China’s top legislature has reviewed a plan to gradually raise the retirement age, months after the ruling Communist Party’s Central Committee proposed it be lifted in a “voluntary and flexible” way. The retirement age has been in place since 1951 and is among the lowest in the world. It is currently 60 for men, 55 for women in white-collar jobs and 50 for women in blue-collar jobs.
Lawmakers on Tuesday discussed a “draft decision on the implementation of a gradual increase in the mandatory retirement age” submitted by the State Council, China’s cabinet, official news agency Xinhua reported. Human Resources and Social Security Minister Wang Xiaoping presented the draft at the meeting of the Standing Committee of the National People’s Congress, the top legislative body whose current session runs until Friday. The draft plan has not yet been made public.
It comes as China’s leadership has repeatedly called for the retirement age to be delayed in recent years, as the country faces growing pressure from a declining birth rate and an ageing population. In July, senior cadres and officials at the Central Committee’s third plenum proposed that the retirement age gradually be lifted – a reform expected to be completed within a few years – and the “silver economy” developed to create more jobs for older people.
With the draft plan now before lawmakers, the move has drawn heated debate in China. It was the top trending topic on microblogging site Weibo on Tuesday, with many people saying they were unhappy about the prospect of having to work longer. Mo Rong, head of the Chinese Academy of Labour and Social Security, told party mouthpiece People’s Daily that the decision was “a major reform based on China’s economic, social and demographic development needs, and was made after long-term consideration”. Mo noted that the average time spent in education among China’s workforce had gone from eight years in 1982 to 14 years in 2023. He said if the retirement age stayed the same “the shortened average working years will lead to problems such as a lower utilisation rate of human capital”. Mo said delaying the retirement age was “objectively necessary and practically urgent” and an “inevitable choice” for China to “adapt to the new population norm”.
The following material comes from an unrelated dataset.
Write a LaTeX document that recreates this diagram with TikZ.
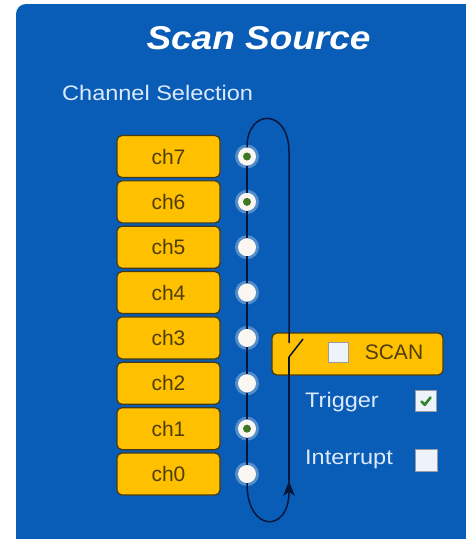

The birth rate – which has been falling for decades – reached a record low in 2023 of 6.39 per 1,000 people, and Beijing is struggling to figure out how to care for its rapidly ageing population. State broadcaster CCTV reported on Tuesday that the population aged over 60 would exceed 400 million by around 2035 – accounting for more than 30 per cent of the total – and the country would then enter a “heavily ageing phase”. Meanwhile, the main urban state pension fund, the backbone of the country’s retirement system, is expected to dry up by 2035, according to a 2019 government-backed report by the Chinese Academy of Social Sciences.